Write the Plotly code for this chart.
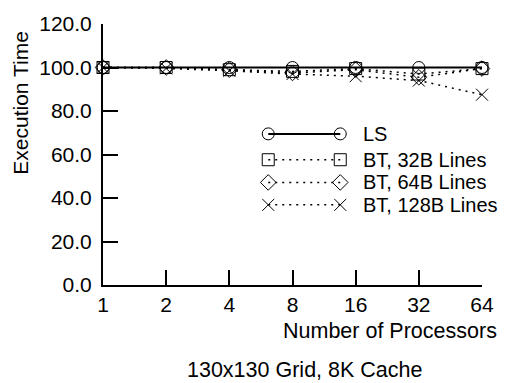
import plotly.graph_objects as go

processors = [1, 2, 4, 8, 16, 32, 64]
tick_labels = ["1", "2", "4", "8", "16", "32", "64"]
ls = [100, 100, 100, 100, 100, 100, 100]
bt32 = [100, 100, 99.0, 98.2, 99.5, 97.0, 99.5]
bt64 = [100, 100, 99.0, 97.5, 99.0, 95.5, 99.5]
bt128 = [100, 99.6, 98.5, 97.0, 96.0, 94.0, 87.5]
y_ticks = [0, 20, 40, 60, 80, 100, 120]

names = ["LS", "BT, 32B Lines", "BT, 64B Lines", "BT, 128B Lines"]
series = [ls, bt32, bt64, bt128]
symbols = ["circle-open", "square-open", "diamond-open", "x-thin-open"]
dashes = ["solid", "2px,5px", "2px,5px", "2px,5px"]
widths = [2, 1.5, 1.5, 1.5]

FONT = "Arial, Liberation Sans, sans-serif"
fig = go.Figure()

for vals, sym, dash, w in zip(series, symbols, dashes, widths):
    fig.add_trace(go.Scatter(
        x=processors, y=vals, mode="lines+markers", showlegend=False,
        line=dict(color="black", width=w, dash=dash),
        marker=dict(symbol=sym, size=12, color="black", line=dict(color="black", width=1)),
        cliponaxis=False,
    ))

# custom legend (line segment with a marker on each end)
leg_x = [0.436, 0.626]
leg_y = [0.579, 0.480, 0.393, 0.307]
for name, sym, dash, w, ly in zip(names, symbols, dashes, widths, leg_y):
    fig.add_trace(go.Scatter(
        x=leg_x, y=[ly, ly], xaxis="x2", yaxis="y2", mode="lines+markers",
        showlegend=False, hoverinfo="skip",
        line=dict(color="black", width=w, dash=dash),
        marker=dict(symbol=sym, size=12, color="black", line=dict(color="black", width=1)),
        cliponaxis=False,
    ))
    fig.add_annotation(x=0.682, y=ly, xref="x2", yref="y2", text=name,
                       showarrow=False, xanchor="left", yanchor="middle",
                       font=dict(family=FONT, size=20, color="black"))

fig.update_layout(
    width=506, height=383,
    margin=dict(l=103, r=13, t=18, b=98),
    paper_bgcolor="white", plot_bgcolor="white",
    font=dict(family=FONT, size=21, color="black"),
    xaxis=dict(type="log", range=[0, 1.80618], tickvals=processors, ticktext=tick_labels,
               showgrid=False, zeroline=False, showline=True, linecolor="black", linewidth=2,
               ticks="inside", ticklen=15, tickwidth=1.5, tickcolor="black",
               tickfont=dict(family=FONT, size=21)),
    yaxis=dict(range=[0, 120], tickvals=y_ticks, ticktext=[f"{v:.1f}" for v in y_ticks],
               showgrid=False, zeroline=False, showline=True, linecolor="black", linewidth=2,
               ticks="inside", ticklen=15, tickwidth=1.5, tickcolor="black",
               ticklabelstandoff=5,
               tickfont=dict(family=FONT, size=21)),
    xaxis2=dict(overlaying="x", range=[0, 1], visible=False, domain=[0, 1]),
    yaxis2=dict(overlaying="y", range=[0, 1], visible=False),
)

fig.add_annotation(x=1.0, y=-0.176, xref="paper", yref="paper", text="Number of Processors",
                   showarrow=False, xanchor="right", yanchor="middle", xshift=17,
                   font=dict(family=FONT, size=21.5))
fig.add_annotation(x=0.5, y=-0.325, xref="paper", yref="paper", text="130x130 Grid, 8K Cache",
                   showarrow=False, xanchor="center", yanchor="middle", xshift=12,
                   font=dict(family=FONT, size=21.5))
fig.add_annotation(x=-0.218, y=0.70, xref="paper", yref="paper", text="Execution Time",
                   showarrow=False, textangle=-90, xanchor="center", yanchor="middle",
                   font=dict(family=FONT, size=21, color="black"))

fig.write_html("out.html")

Problem to work on: In this exercise, set down all of the data exactly, without the pictures.

Answer below:
Write the Plotly code for this chart.
import plotly.graph_objects as go

processors = [1, 2, 4, 8, 16, 32, 64]
tick_labels = ["1", "2", "4", "8", "16", "32", "64"]
ls = [100, 100, 100, 100, 100, 100, 100]
bt32 = [100, 100, 99.0, 98.2, 99.5, 97.0, 99.5]
bt64 = [100, 100, 99.0, 97.5, 99.0, 95.5, 99.5]
bt128 = [100, 99.6, 98.5, 97.0, 96.0, 94.0, 87.5]
y_ticks = [0, 20, 40, 60, 80, 100, 120]

names = ["LS", "BT, 32B Lines", "BT, 64B Lines", "BT, 128B Lines"]
series = [ls, bt32, bt64, bt128]
symbols = ["circle-open", "square-open", "diamond-open", "x-thin-open"]
dashes = ["solid", "2px,5px", "2px,5px", "2px,5px"]
widths = [2, 1.5, 1.5, 1.5]

FONT = "Arial, Liberation Sans, sans-serif"
fig = go.Figure()

for vals, sym, dash, w in zip(series, symbols, dashes, widths):
    fig.add_trace(go.Scatter(
        x=processors, y=vals, mode="lines+markers", showlegend=False,
        line=dict(color="black", width=w, dash=dash),
        marker=dict(symbol=sym, size=12, color="black", line=dict(color="black", width=1)),
        cliponaxis=False,
    ))

# custom legend (line segment with a marker on each end)
leg_x = [0.436, 0.626]
leg_y = [0.579, 0.480, 0.393, 0.307]
for name, sym, dash, w, ly in zip(names, symbols, dashes, widths, leg_y):
    fig.add_trace(go.Scatter(
        x=leg_x, y=[ly, ly], xaxis="x2", yaxis="y2", mode="lines+markers",
        showlegend=False, hoverinfo="skip",
        line=dict(color="black", width=w, dash=dash),
        marker=dict(symbol=sym, size=12, color="black", line=dict(color="black", width=1)),
        cliponaxis=False,
    ))
    fig.add_annotation(x=0.682, y=ly, xref="x2", yref="y2", text=name,
                       showarrow=False, xanchor="left", yanchor="middle",
                       font=dict(family=FONT, size=20, color="black"))

fig.update_layout(
    width=506, height=383,
    margin=dict(l=103, r=13, t=18, b=98),
    paper_bgcolor="white", plot_bgcolor="white",
    font=dict(family=FONT, size=21, color="black"),
    xaxis=dict(type="log", range=[0, 1.80618], tickvals=processors, ticktext=tick_labels,
               showgrid=False, zeroline=False, showline=True, linecolor="black", linewidth=2,
               ticks="inside", ticklen=15, tickwidth=1.5, tickcolor="black",
               tickfont=dict(family=FONT, size=21)),
    yaxis=dict(range=[0, 120], tickvals=y_ticks, ticktext=[f"{v:.1f}" for v in y_ticks],
               showgrid=False, zeroline=False, showline=True, linecolor="black", linewidth=2,
               ticks="inside", ticklen=15, tickwidth=1.5, tickcolor="black",
               ticklabelstandoff=5,
               tickfont=dict(family=FONT, size=21)),
    xaxis2=dict(overlaying="x", range=[0, 1], visible=False, domain=[0, 1]),
    yaxis2=dict(overlaying="y", range=[0, 1], visible=False),
)

fig.add_annotation(x=1.0, y=-0.176, xref="paper", yref="paper", text="Number of Processors",
                   showarrow=False, xanchor="right", yanchor="middle", xshift=17,
                   font=dict(family=FONT, size=21.5))
fig.add_annotation(x=0.5, y=-0.325, xref="paper", yref="paper", text="130x130 Grid, 8K Cache",
                   showarrow=False, xanchor="center", yanchor="middle", xshift=12,
                   font=dict(family=FONT, size=21.5))
fig.add_annotation(x=-0.218, y=0.70, xref="paper", yref="paper", text="Execution Time",
                   showarrow=False, textangle=-90, xanchor="center", yanchor="middle",
                   font=dict(family=FONT, size=21, color="black"))

fig.write_html("out.html")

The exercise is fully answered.